**What you are asked to do:** Print the lines of the listing below verbatim from its first line through the line bearing "from matplotlib.lines import Line2D". Any pictures are to be omitted.
[START]
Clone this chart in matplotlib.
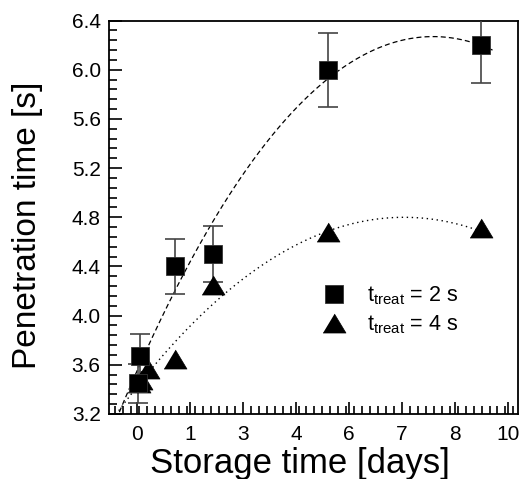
import numpy as np
import matplotlib
matplotlib.use("Agg")
import matplotlib.pyplot as plt
from matplotlib.lines import Line2D

plt.rcParams['font.family'] = ['Liberation Sans', 'DejaVu Sans']
plt.rcParams['mathtext.fontset'] = 'custom'
plt.rcParams['mathtext.rm'] = 'Liberation Sans'
plt.rcParams['mathtext.it'] = 'Liberation Sans'

# ---- data (x in days, axis coordinate) ----
x_2s = [0.04, 0.10, 1.02, 2.05, 5.14, 9.27]
y_2s = [3.45, 3.67, 4.40, 4.50, 6.00, 6.20]
err_2s = [0.16, 0.18, 0.22, 0.23, 0.30, 0.31]

x_4s = [0.05, 0.12, 0.30, 1.02, 2.05, 5.14, 9.27]
y_4s = [3.45, 3.48, 3.57, 3.65, 4.25, 4.68, 4.71]

# quadratic fit curves (vertex form: peak x, peak y, curvature) and ranges
fit_2s = dict(x0=7.98, y0=6.27, a=-0.0428, xmin=-0.8, xmax=9.63)
fit_4s = dict(x0=7.2, y0=4.80, a=-0.02664, xmin=-0.8, xmax=9.5)

xtick_pos = np.linspace(0, 10, 8)
xtick_labels = ['0', '1', '3', '4', '6', '7', '8', '10']
ytick_pos = [3.2, 3.6, 4.0, 4.4, 4.8, 5.2, 5.6, 6.0, 6.4]
ytick_labels = ['3.2', '3.6', '4.0', '4.4', '4.8', '5.2', '5.6', '6.0', '6.4']

labels = [r'$\mathregular{t_{treat}}$ = 2 s', r'$\mathregular{t_{treat}}$ = 4 s']

fig = plt.figure(figsize=(5.24, 4.79), dpi=100)
ax = fig.add_axes([0.208, 0.1357, 0.7815, 0.8213])

def curve(f):
    xx = np.linspace(f['xmin'], f['xmax'], 300)
    return xx, f['y0'] + f['a'] * (xx - f['x0']) ** 2

xx, yy = curve(fit_2s)
ax.plot(xx, yy, color='black', lw=0.9, ls=(0, (4, 2.5)), zorder=2)
xx, yy = curve(fit_4s)
ax.plot(xx, yy, color='black', lw=1.0, ls=(0, (1, 2.6)), zorder=2)

ax.errorbar(x_2s, y_2s, yerr=err_2s, fmt='none', ecolor='#444444',
            elinewidth=1.2, capsize=7, capthick=1.2, zorder=3)
tri = [(-1, -0.83), (1, -0.83), (0, 0.83)]
ax.plot(x_4s, y_4s, ls='none', marker=tri, ms=16.5, mfc='black',
        mec='black', mew=0.5, zorder=4)
ax.plot(x_2s, y_2s, ls='none', marker='s', ms=12.5, mfc='black',
        mec='#333333', mew=0.6, zorder=5)

ax.set_xlim(-0.746, 10.28)
ax.set_ylim(3.2, 6.4)
ax.set_xticks(xtick_pos)
ax.set_xticklabels(xtick_labels)
minor_x = np.linspace(-10/7, 80/7, 61)
minor_x = minor_x[(minor_x > -0.746) & (minor_x < 10.28)]
ax.set_xticks(minor_x, minor=True)
ax.set_yticks(ytick_pos)
ax.set_yticklabels(ytick_labels)
ax.set_yticks(np.arange(3.2, 6.41, 0.08), minor=True)

ax.tick_params(which='both', direction='in', top=False, right=False,
               labelsize=15, width=1.2, color='black')
ax.tick_params(which='major', length=9)
ax.tick_params(which='minor', length=6)
ax.tick_params(axis='y', pad=6)
ax.tick_params(axis='x', pad=8)
for s in ax.spines.values():
    s.set_linewidth(1.3)

ax.set_xlabel('Storage time [days]', fontsize=25)
ax.xaxis.set_label_coords(0.466, -0.083)
ax.set_ylabel('Penetration time [s]', fontsize=24)
ax.yaxis.set_label_coords(-0.16, 0.48)

h1 = Line2D([], [], ls='none', marker='s', ms=12.5, mfc='black', mec='#333333', mew=0.6)
h2 = Line2D([], [], ls='none', marker=tri, ms=16.5, mfc='black', mec='black', mew=0.5)
ax.legend([h1, h2], labels, loc='upper left', bbox_to_anchor=(0.518, 0.33),
          frameon=False, fontsize=15.5, handlelength=1.2, handletextpad=0.95,
          labelspacing=0.3, borderpad=0, borderaxespad=0)

fig.savefig('out.png', dpi=100)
[END]
**Problem solution:**
Clone this chart in matplotlib.
import numpy as np
import matplotlib
matplotlib.use("Agg")
import matplotlib.pyplot as plt
from matplotlib.lines import Line2D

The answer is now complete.